I have to run the command iwconfig before it lets any traffic through.

I run the iwconfig command with no args. strange!

here is what iwconfig gives me, I dont really know if its at 22mb... 

IEEE 802.11b  ESSID:"house wlan"  Nickname:"acx100 v0.2.0pre6"

          Mode:Ad-Hoc  Channel:1  Cell: 77:B7:FF:9A:66:EE  

          Bit Rate=22Mb/s   Tx-Power:20 dBm   

          Retry min limit:5

          Link Quality:100  Signal level:56  Noise level:0

          Rx invalid nwid:0  Rx invalid crypt:0  Rx invalid frag:0

          Tx excessive retries:0  Invalid misc:0   Missed beacon:0

You can feel free to pm or email me and we can try to get it working.

----------

## FreeFly42

I've had this driver running stably in 2.4 for several months now.  I use it for days on end without crashes, hangs, or interruptions (even at 22M! and 128 bit WEP)

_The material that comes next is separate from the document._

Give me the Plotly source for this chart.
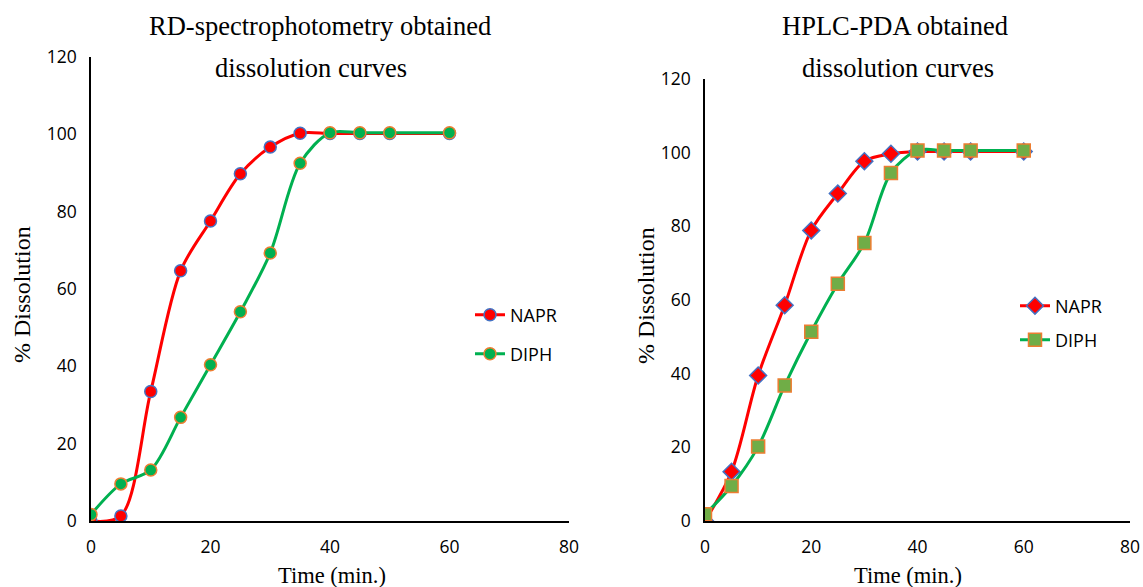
import plotly.graph_objects as go

time_min = [0, 5, 10, 15, 20, 25, 30, 35, 40, 45, 50, 60]

rd_napr = [0.0, 1.3, 33.5, 64.7, 77.6, 89.8, 96.7, 100.3, 100.2, 100.2, 100.2, 100.2]
rd_diph = [1.7, 9.6, 13.2, 26.8, 40.4, 54.1, 69.3, 92.5, 100.4, 100.4, 100.4, 100.4]

hplc_napr = [0.0, 13.4, 39.5, 58.6, 78.9, 88.9, 97.7, 99.7, 100.3, 100.3, 100.3, 100.3]
hplc_diph = [1.8, 9.5, 20.2, 36.8, 51.4, 64.4, 75.5, 94.5, 100.6, 100.6, 100.6, 100.6]

x_ticks = [0, 20, 40, 60, 80]
y_ticks = [0, 20, 40, 60, 80, 100, 120]

RED = "#FF0000"
GREEN = "#00B050"
BLUE = "#4472C4"
ORANGE = "#ED7D31"
OLIVE = "#70AD47"

W, H = 1143, 587
serif = "Liberation Serif, Times New Roman, serif"
sans = "Open Sans, Liberation Sans, sans-serif"

fig = go.Figure()

fig.add_trace(go.Scatter(x=time_min, y=rd_napr, name="NAPR", mode="lines+markers",
                         line=dict(color=RED, width=3, shape="spline", smoothing=0.9),
                         marker=dict(symbol="circle", size=12, color=RED, line=dict(color=BLUE, width=1.5)),
                         xaxis="x", yaxis="y", legend="legend"))
fig.add_trace(go.Scatter(x=time_min, y=rd_diph, name="DIPH", mode="lines+markers",
                         line=dict(color=GREEN, width=3, shape="spline", smoothing=0.9),
                         marker=dict(symbol="circle", size=12, color=GREEN, line=dict(color=ORANGE, width=1.5)),
                         xaxis="x", yaxis="y", legend="legend2"))
fig.add_trace(go.Scatter(x=time_min, y=hplc_napr, name="NAPR", mode="lines+markers",
                         line=dict(color=RED, width=3, shape="spline", smoothing=0.9),
                         marker=dict(symbol="diamond", size=13, color=RED, line=dict(color=BLUE, width=1.5)),
                         xaxis="x2", yaxis="y2", legend="legend3"))
fig.add_trace(go.Scatter(x=time_min, y=hplc_diph, name="DIPH", mode="lines+markers",
                         line=dict(color=GREEN, width=3, shape="spline", smoothing=0.9),
                         marker=dict(symbol="square", size=13, color=OLIVE, line=dict(color=ORANGE, width=1.5)),
                         xaxis="x2", yaxis="y2", legend="legend4"))

def fx(px):
    return px / W

def fy(py):
    return (H - py) / H

axis_common = dict(showgrid=False, zeroline=False, showline=True, linecolor="black", linewidth=1.5,
                   ticks="", tickfont=dict(family=sans, size=17.5, color="black"), ticklabelstandoff=9,
                   fixedrange=True, automargin=False)

fig.update_layout(
    template="none",
    width=W, height=H,
    margin=dict(l=0, r=0, t=0, b=0, autoexpand=False),
    paper_bgcolor="white", plot_bgcolor="white",
    xaxis=dict(domain=[fx(91), fx(569)], range=[0, 80], tickvals=x_ticks, anchor="y", **axis_common),
    yaxis=dict(domain=[fy(521), fy(57)], range=[0, 120], tickvals=y_ticks, anchor="x", **axis_common),
    xaxis2=dict(domain=[fx(705), fx(1130)], range=[0, 80], tickvals=x_ticks, anchor="y2", **axis_common),
    yaxis2=dict(domain=[fy(521), fy(79)], range=[0, 120], tickvals=y_ticks, anchor="x2", **axis_common),
    showlegend=True,
)

leg = dict(font=dict(family=sans, size=18, color="black"), bgcolor="rgba(0,0,0,0)", borderwidth=0,
           xanchor="left", yanchor="middle", itemwidth=30)
fig.update_layout(
    legend=dict(x=fx(470), y=fy(315), **leg),
    legend2=dict(x=fx(470), y=fy(354), **leg),
    legend3=dict(x=fx(1015), y=fy(306), **leg),
    legend4=dict(x=fx(1015), y=fy(340), **leg),
)

ann = []
def add_text(text, x, y, size, angle=0, family=serif):
    ann.append(dict(text=text, x=fx(x), y=fy(y), xref="paper", yref="paper", showarrow=False,
                    xanchor="center", yanchor="middle", textangle=angle,
                    font=dict(family=family, size=size, color="black")))

add_text("RD-spectrophotometry obtained", 320, 26, 26.5)
add_text("dissolution curves", 311, 68, 26.5)
add_text("HPLC-PDA obtained", 895, 26, 26.5)
add_text("dissolution curves", 898, 68, 26.5)
add_text("% Dissolution", 22, 295, 24, -90)
add_text("% Dissolution", 646, 295, 24, -90)
add_text("Time (min.)", 332, 575, 22.5)
add_text("Time (min.)", 908, 575, 22.5)
fig.update_layout(annotations=ann)

fig.write_html("out.html", config={"displayModeBar": False},
               post_script="document.body.style.margin='0';document.body.style.overflow='hidden';")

I used the latest cvs drivers and hacked up my own versions of their start and stop scripts.  I've been thinking about integrating this as a virtual run level, possibly called as cardmgr detects the card being inserted.  I'd like to make them init.d scripts so I can make them provide net and stop eth0 without interrupting cupsd, sshd, ...

Currently I'm trying to get them to compile with the 2.6 sources following the instructions in the README, but haven't had any success (yet).  This is the only piece of hardware keeping me from using 2.6 full time.  :Crying or Very sad: 

----------

## FreeFly42

Whohoo!  I got this working and posted a little howto...

 :Razz: 

----------